The thing about STD that's most similar to Stargate Universe is that the Stargate producers set out to produce a more sophisticated drama than SG had represented up to that time - something like nuBSG. Like STD, they lacked staff with the writing skills or talent to know how to approach it.
 
It's funny you mention that. I just watched Altered Carbon last week, and did love it, but have never read the books. I did read The Expanse before seeing the series, however. The one thing they really changed which works much, much worse than the books was the decision to have the Roci crew begin as near strangers who distrust each other and are always getting into fights, rather than a team that works together like a family (where the conflict comes from the outside - other than Naomi/Holden relationship drama). Again, this seems to be basically praying to the alter of "Modern TV" where the characters need to have interpersonal drama in order for things to be interesting.

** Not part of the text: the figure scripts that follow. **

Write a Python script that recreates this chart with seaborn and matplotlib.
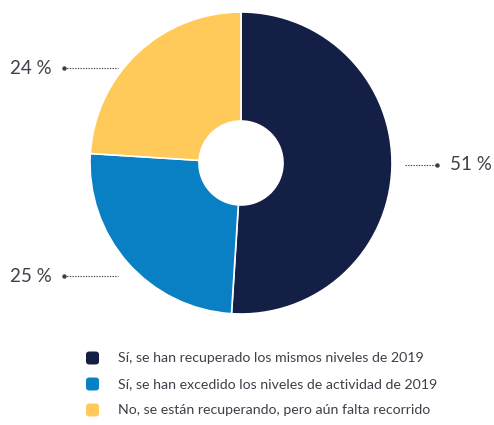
import matplotlib
matplotlib.use("Agg")
import matplotlib.pyplot as plt
import seaborn as sns
from matplotlib.patches import FancyBboxPatch

sns.set_theme(style="white")
plt.rcParams['font.family'] = ['Lato', 'DejaVu Sans']

categories = [
    "Sí, se han recuperado los mismos niveles de 2019",
    "Sí, se han excedido los niveles de actividad de 2019",
    "No, se están recuperando, pero aún falta recorrido",
]
values = [51, 25, 24]
labels = ["51 %", "25 %", "24 %"]
colors = ["#131F45", "#0A80C4", "#FFCA5A"]
text_color = "#3C4149"

W, H = 494, 425
fig = plt.figure(figsize=(W / 100, H / 100), dpi=100)
fig.patch.set_facecolor("white")

cx, cy, r = 241, 163, 151
ax = fig.add_axes([(cx - r) / W, 1 - (cy + r) / H, 2 * r / W, 2 * r / H])
ax.pie(values, colors=colors, startangle=90, counterclock=False,
       radius=1.0, wedgeprops=dict(width=1 - 42 / 151, edgecolor="white", linewidth=1.2))
ax.set_xlim(-1, 1)
ax.set_ylim(-1, 1)
ax.set_aspect("auto")
ax.axis("off")


def fx(x):
    return x / W


def fy(y):
    return 1 - y / H


# 51 %  (right)
fig.add_artist(plt.Line2D([fx(405), fx(437)], [fy(165), fy(165)], color=text_color,
                          lw=0.8, ls=(0, (1.2, 1.2))))
fig.add_artist(plt.Line2D([fx(437)], [fy(165)], marker="o", ms=2.2, color=text_color))
fig.text(fx(450), fy(164), labels[0], fontsize=13.5, color=text_color, va="center", ha="left")

# 25 % (left lower)
fig.add_artist(plt.Line2D([fx(64), fx(118)], [fy(276), fy(276)], color=text_color,
                          lw=0.8, ls=(0, (1.2, 1.2))))
fig.add_artist(plt.Line2D([fx(64)], [fy(276)], marker="o", ms=2.2, color=text_color))
fig.text(fx(10), fy(277), labels[1], fontsize=13.5, color=text_color, va="center", ha="left")

# 24 % (left upper)
fig.add_artist(plt.Line2D([fx(64), fx(118)], [fy(68), fy(68)], color=text_color,
                          lw=0.8, ls=(0, (1.2, 1.2))))
fig.add_artist(plt.Line2D([fx(64)], [fy(68)], marker="o", ms=2.2, color=text_color))
fig.text(fx(10), fy(69), labels[2], fontsize=13.5, color=text_color, va="center", ha="left")

# legend
leg_y = [358, 384, 410]
for cat, col, y in zip(categories, colors, leg_y):
    box = FancyBboxPatch((fx(86), fy(y + 6.5)), 13 / W, 13 / H,
                         boxstyle="round,pad=0,rounding_size=0.007",
                         transform=fig.transFigure, facecolor=col, edgecolor="none")
    fig.add_artist(box)
    fig.text(fx(118), fy(y), cat, fontsize=10.2, color=text_color, va="center", ha="left")

fig.savefig("out.png", dpi=100, facecolor="white")
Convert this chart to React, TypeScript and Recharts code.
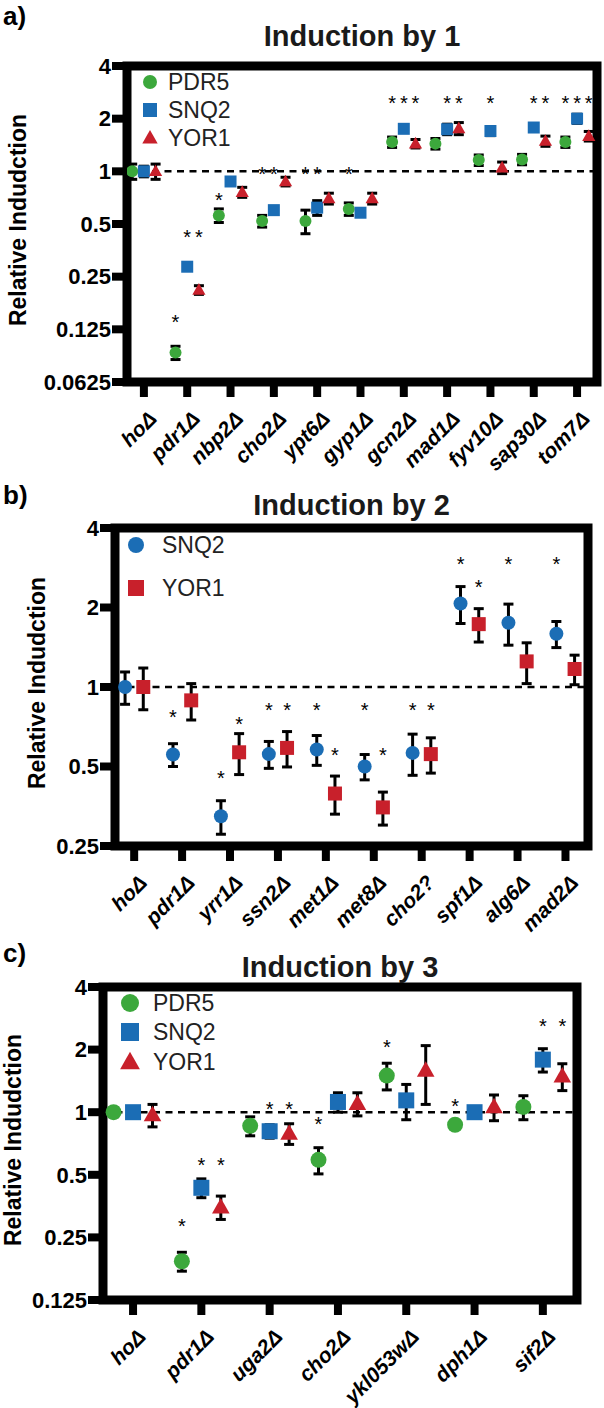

I know exactly what you mean:

In the show, Reileen Kawahara, who is not related to Takeshi Kovacs in the books, is now his sister. The protagonist now happens to be related to a meth with a criminal empire. How many of us in real life can identify with the situation that their lost sister is Pablo Escobar? It makes what is a very natural antagonist, a criminal from outside his immediate personal sphere, into a contrived reason for family drama.

I wanted to read The Expanse before the show started, but didn't get chance.

If you asked readers what, in general, were the most critically acclaimed hard-science sci-fi book series of the last 18 years, people would probably list something like the Revelation Space series, the Altered Carbon series, and The Expanse series. We have gotten two adaptations out of three, which is amazing to me, considering there was five years in the 2010s when there wasn't a single space opera on TV, but none so far have been science fiction's Game of Thrones moment. I hope Denis Villeneuve's Dune turns out to be everything for Dune, that Blade Runner 2049 was for Blade Runner. I hear Imperial Radtch talked about with similar enthusiasm to The Expanse a few years ago, but don't know if it's hype.

We are getting John Scalzi's Old Man's War next from Netflix, and maybe Asimov's Foundation and Robinson's Red Mars at some point from channels like Starz, but the latter two projects have shed promising producers, such as Jonathan Nolan, who was attached to Foundation. People have occasionally touted Culture or Hyperion adaptations too, either in film or TV too.
 
We are getting John Scalzi's Old Man's War next from Netflix, and maybe Asimov's Foundation and Robinson's Red Mars at some point from channels like Starz, but the latter two projects have shed promising producers, such as Jonathan Nolan, who was attached to Foundation. People have occasionally touted Culture or Hyperion adaptations too, either in film or TV too.

I hope Mars is never made into a TV series. It would be awful. Kim Stanley Robinson is one of those writers who is all about tone, not action, with long bursts of descriptive prose, and these intimate dialogues between two characters which somehow manage to work. What his work tends to be missing is anything resembling a plotline. And in the case of the Mars series, so much of it is built around an anti-capitalist message which by nature would be extremely watered down by a studio. The resulting show would basically be a shallow reflection of the literary work.

I've felt for awhile though that Tad Willam's Otherland (his semi-cyberpunk sci-fi series from the late 1990s/early 2000s) would be an amazing prestige sci-fi drama for TV. It checks all the right boxes, from family conflict to female POC protagonist. I don't think the visuals would really be out of the realm of TV budgets either.